III. What are the Remedies for Foreign Trade Enterprises?

  1. Active Communication with Tax Authorities

On the one hand, foreign trade enterprises need to comprehensively compile the full-chain materials of the export business involved, including purchase contracts, payment vouchers, cargo transportation documents, customs declarations, export invoices, logistics receipt orders, inventory ledgers, etc., to form a complete and closed evidentiary chain of authenticity. They should proactively and actively communicate with the refunding tax authority, fully proving that their export business is genuine, compliant, and free of tax fraud risks, striving to have the tax authority process the tax refund based on the facts. On the other hand, they must actively contact upstream enterprises, follow up on the verification progress of the replying tax authority, and urge upstream enterprises to proactively cooperate with tax investigations and actively explain and eliminate business suspicious points. When necessary, the enterprise can directly interface with the replying tax authority to verify issues such as lagging inquiries and disputed suspicious points; for circumstances involving overdue replies or extensions of verification without justifiable reasons, they can legally urge the tax authorities to conclude the reply process on schedule.

  1. Request Upstream Enterprises to Bear Liability for Compensation

If, due to faults of the upstream enterprise such as inconsistencies between goods and invoices, false transactions, false invoicing, or failure to truthfully cooperate with the verification, the foreign trade enterprise is unable to obtain normal tax refunds or the export tax refunds are recovered, the foreign trade enterprise may claim civil compensation from the upstream enterprise and seek recovery of all economic losses based on the compliance clauses and breach of contract liability stipulations in the signed sales contracts or cooperation agreements. For example, in a sales contract dispute between a trading company in Henan and an industrial company in Shenzhen, the export tax refund applied for by the Henan trading company was rejected by the refunding tax authority on the grounds that the VAT invoice for the transaction did not match the actual facts of the transaction.  The court held that the Shenzhen industrial company provided the replying tax authority with an amount inconsistent with the actual transaction acknowledged by both parties, resulting in the Henan trading company's inability to obtain a tax refund. The Shenzhen industrial company breached the obligation of good faith, caused losses to the Henan trading company, and should bear liability for breach of contract, compensating the Henan trading company for the loss of the unobtained tax refund.

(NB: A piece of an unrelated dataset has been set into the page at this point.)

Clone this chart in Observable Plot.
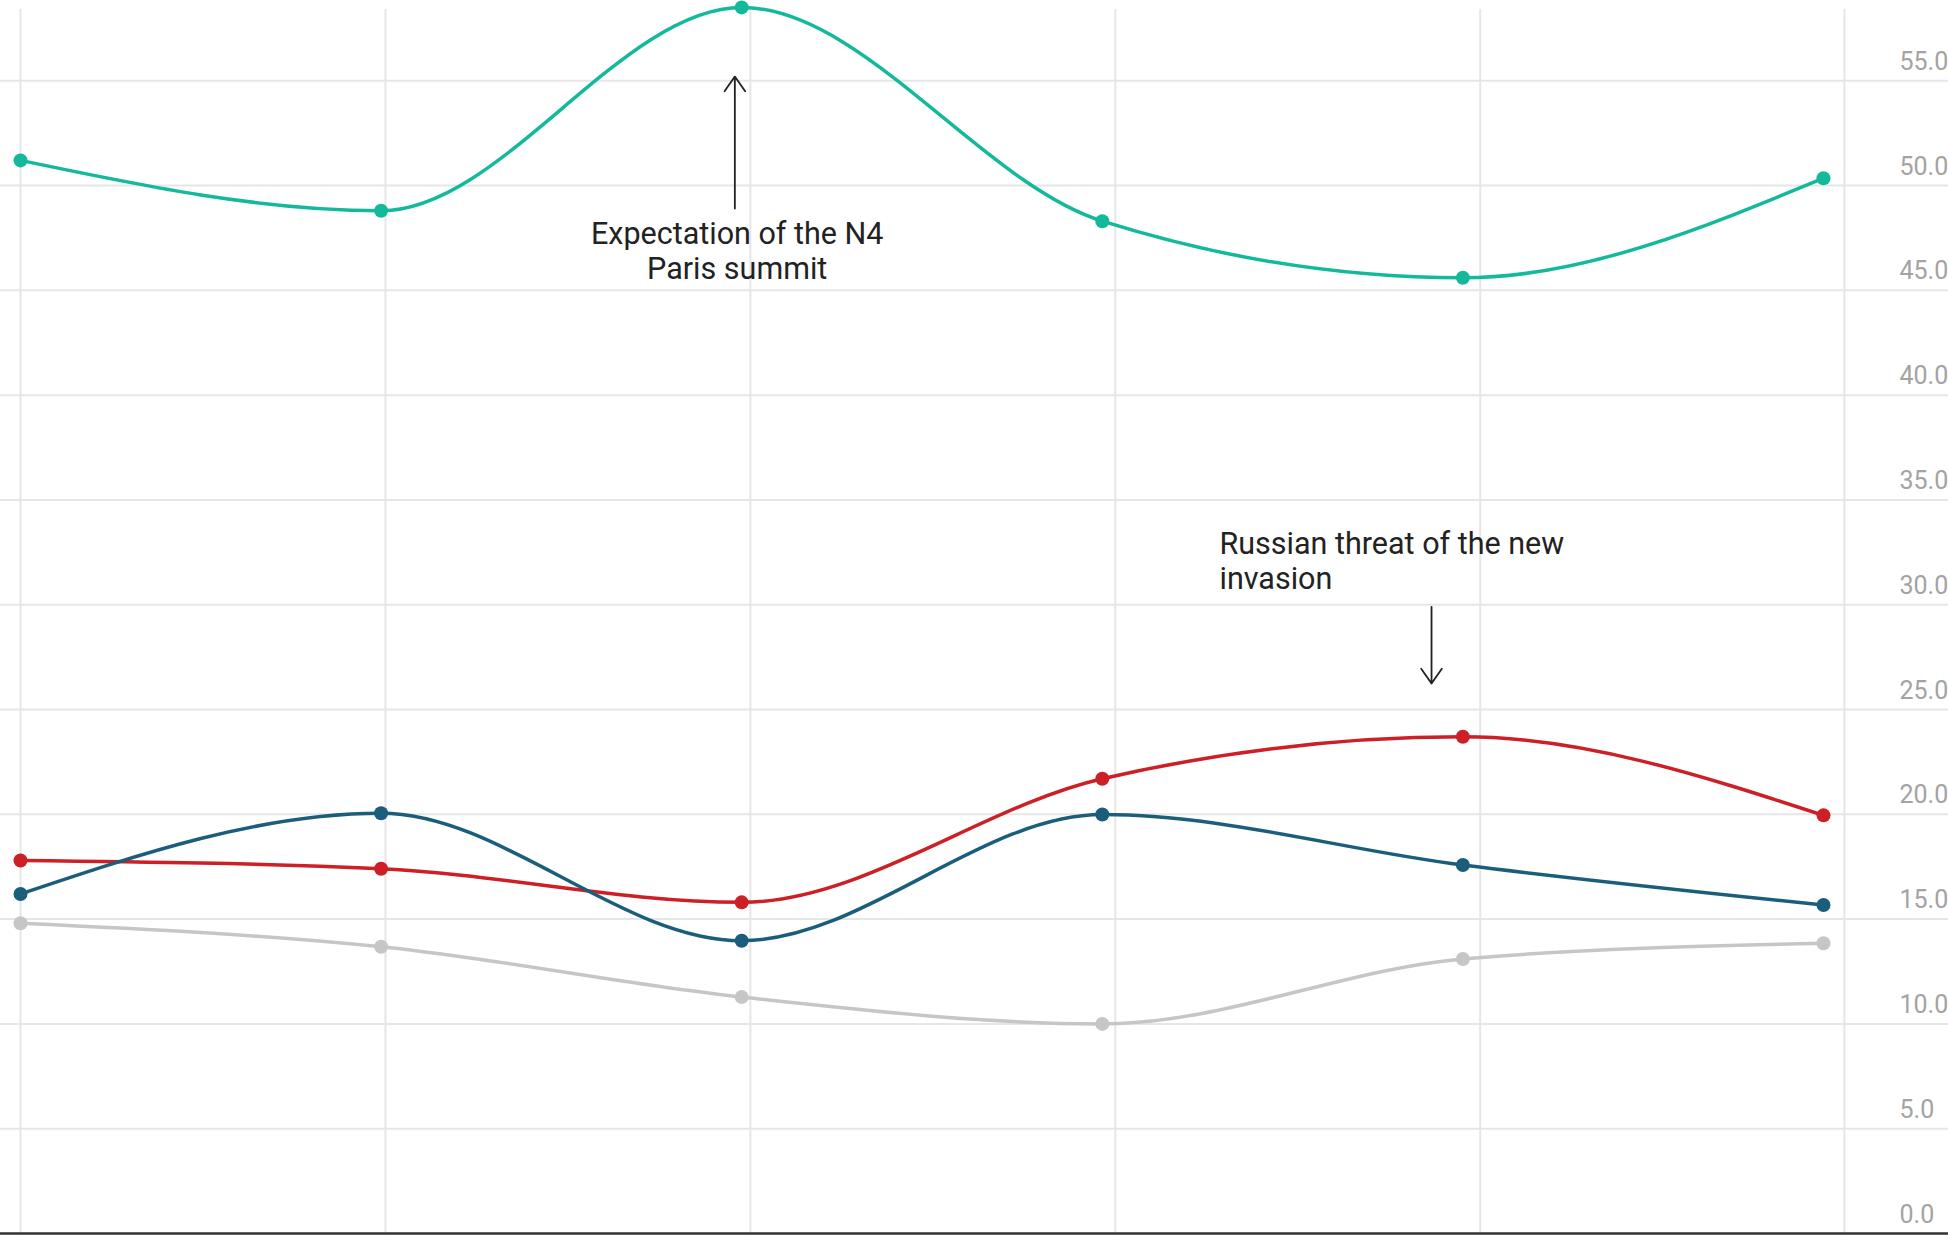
<!DOCTYPE html>
<html>
<head>
<meta charset="utf-8">
<script src="https://cdn.jsdelivr.net/npm/d3@7"></script>
<script src="https://cdn.jsdelivr.net/npm/@observablehq/plot@0.6"></script>
<style>
  html, body { margin: 0; padding: 0; background: #fff; overflow: hidden; }
  svg { display: block; }
</style>
</head>
<body>
<div id="chart"></div>
<script>
// ---- data ----
const periods = [0, 1, 2, 3, 4, 5];
const seriesNames = ["Series D", "Series C", "Series B", "Series A"];
const seriesDValues = [14.8, 13.68, 11.28, 10.0, 13.1, 13.85];
const seriesCValues = [17.8, 17.4, 15.8, 21.7, 23.7, 19.95];
const seriesBValues = [16.2, 20.05, 13.97, 19.99, 17.58, 15.67];
const seriesAValues = [51.2, 48.8, 58.5, 48.3, 45.6, 50.35];
const seriesColors = ["#c6c6c6", "#cc1f26", "#1b5e7c", "#14b99c"];
const yTicks = [0, 5, 10, 15, 20, 25, 30, 35, 40, 45, 50, 55];
const xGrid = [0, 1.012, 2.024, 3.036, 4.048, 5.058];
const noteSummit = [{x: 1.9875, y: 48.4, text: "Expectation of the N4\nParis summit"}];
const noteThreat = [{x: 3.325, y: 33.6, text: "Russian threat of the new\ninvasion"}];
const arrowUp = [{x: 1.981, y1: 48.9, y2: 55.2}];
const arrowDown = [{x: 3.913, y1: 29.9, y2: 26.24}];

const valuesBySeries = {"Series D": seriesDValues, "Series C": seriesCValues, "Series B": seriesBValues, "Series A": seriesAValues};
const rows = seriesNames.flatMap(s => periods.map((p, i) => ({series: s, period: p, value: valuesBySeries[s][i]})));

const W = 1948, H = 1237;
const mL = 20, mR = 125, mT = 9, mB = 4;

const chart = Plot.plot({
  width: W,
  height: H,
  marginLeft: mL,
  marginRight: mR,
  marginTop: mT,
  marginBottom: mB,
  style: {fontFamily: "Roboto, sans-serif", background: "#fff", overflow: "visible"},
  x: {domain: [0, 5], axis: null},
  y: {domain: [0, 58.4], axis: null},
  color: {domain: seriesNames, range: seriesColors},
  marks: [
    Plot.ruleY(yTicks.filter(d => d > 0), {y: d => d, stroke: "#e6e6e6", strokeWidth: 2, insetLeft: -mL, insetRight: -mR}),
    Plot.ruleX(xGrid, {x: d => d, stroke: "#e6e6e6", strokeWidth: 2}),
    Plot.ruleY([0], {y: d => d, stroke: "#333", strokeWidth: 2.5, insetLeft: -mL, insetRight: -mR}),
    Plot.axisY({anchor: "right", ticks: yTicks, tickSize: 0, tickPadding: 76, tickFormat: d => d.toFixed(1),
      fill: "#a3a3a3", fontSize: 25, dy: -19, textAnchor: "start", label: null}),
    Plot.line(rows, {x: "period", y: "value", z: "series", stroke: "series", strokeWidth: 3.5, curve: "monotone-x"}),
    Plot.dot(rows, {x: "period", y: "value", fill: "series", r: 7, stroke: null}),
    Plot.arrow(arrowUp, {x1: "x", x2: "x", y1: "y1", y2: "y2", stroke: "#222", strokeWidth: 1.8, headLength: 15, headAngle: 70, bend: 0}),
    Plot.arrow(arrowDown, {x1: "x", x2: "x", y1: "y1", y2: "y2", stroke: "#222", strokeWidth: 1.8, headLength: 15, headAngle: 70, bend: 0}),
    Plot.text(noteSummit, {x: "x", y: "y", text: "text", textAnchor: "middle", lineAnchor: "top", lineHeight: 1.15, fontSize: 30.5, fill: "#222"}),
    Plot.text(noteThreat, {x: "x", y: "y", text: "text", textAnchor: "start", lineAnchor: "top", lineHeight: 1.15, fontSize: 30.5, fill: "#222"})
  ]
});
document.getElementById("chart").appendChild(chart);
</script>
</body>
</html>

  1. Apply for Administrative Reconsideration or Institute Administrative Litigation

First, if the refunding tax authority, due to the replying tax authority's long-term failure to reply and continuous extension of verification, temporarily suspends the tax refund for an extended period without justifiable reasons, and has not issued any document or clear conclusion to the foreign trade enterprise, this act may constitute administrative omission (nonfeasance). The foreign trade enterprise may, in accordance with the law, apply for administrative reconsideration or institute administrative litigation against this omission, requesting the refunding tax authority to perform its tax refund audit duties in accordance with the law and conclude the business within a specified time limit. Conversely, if the refunding tax authority orally indicates a temporary suspension of the tax refund or issues a tax document for temporary suspension, the foreign trade enterprise may initiate administrative remedial procedures against such an administrative act. We believe that the right to an export tax refund is a legitimate right enjoyed by export enterprises; when this right is adversely affected by the temporary suspension of a tax refund by tax authorities, export enterprises have the right to apply for reconsideration or institute administrative litigation.

Second, the sending and replying of inquiries between the refunding tax authority and the replying tax authority are classified as internal working documents of tax authorities, which generally are not actionable. However, if the refunding tax authority exclusively relies on the content of the reply to make specific external administrative acts such as a decision denying the tax refund or recovering already refunded tax amounts, such decisions have a direct and actual impact on the tax refund rights and interests of the foreign trade enterprise and therefore fall within the scope of acceptance for administrative reconsideration and administrative litigation.

IV. Conclusion

Currently, the problem of hindered export tax refunds caused by abnormal inquiries has become a high-incidence risk in the foreign trade industry, directly affecting enterprises' capital circulation and normal operations. In this regard, the vast number of foreign trade enterprises should attach great importance to this issue. Beforehand, they must strictly conduct due diligence on the qualifications of upstream suppliers, prudently screen cooperative entities, and clearly stipulate liabilities for breach of contract and compensation clauses corresponding to tax flaws and abnormal inquiries in purchase and sales contracts. During the process, they should standardize the full-process management of export business and retain complete records of transactions, logistics, capital flows, and invoice flows to prevent triggering inquiry suspicious points from the source. Afterwards, if the tax refund is temporarily suspended due to abnormal inquiries, they must proactively communicate with the tax authorities, advance the verification progress of the inquiry, and for complex and difficult situations, request the assistance of tax lawyers to safeguard their legitimate export tax refund rights and interests.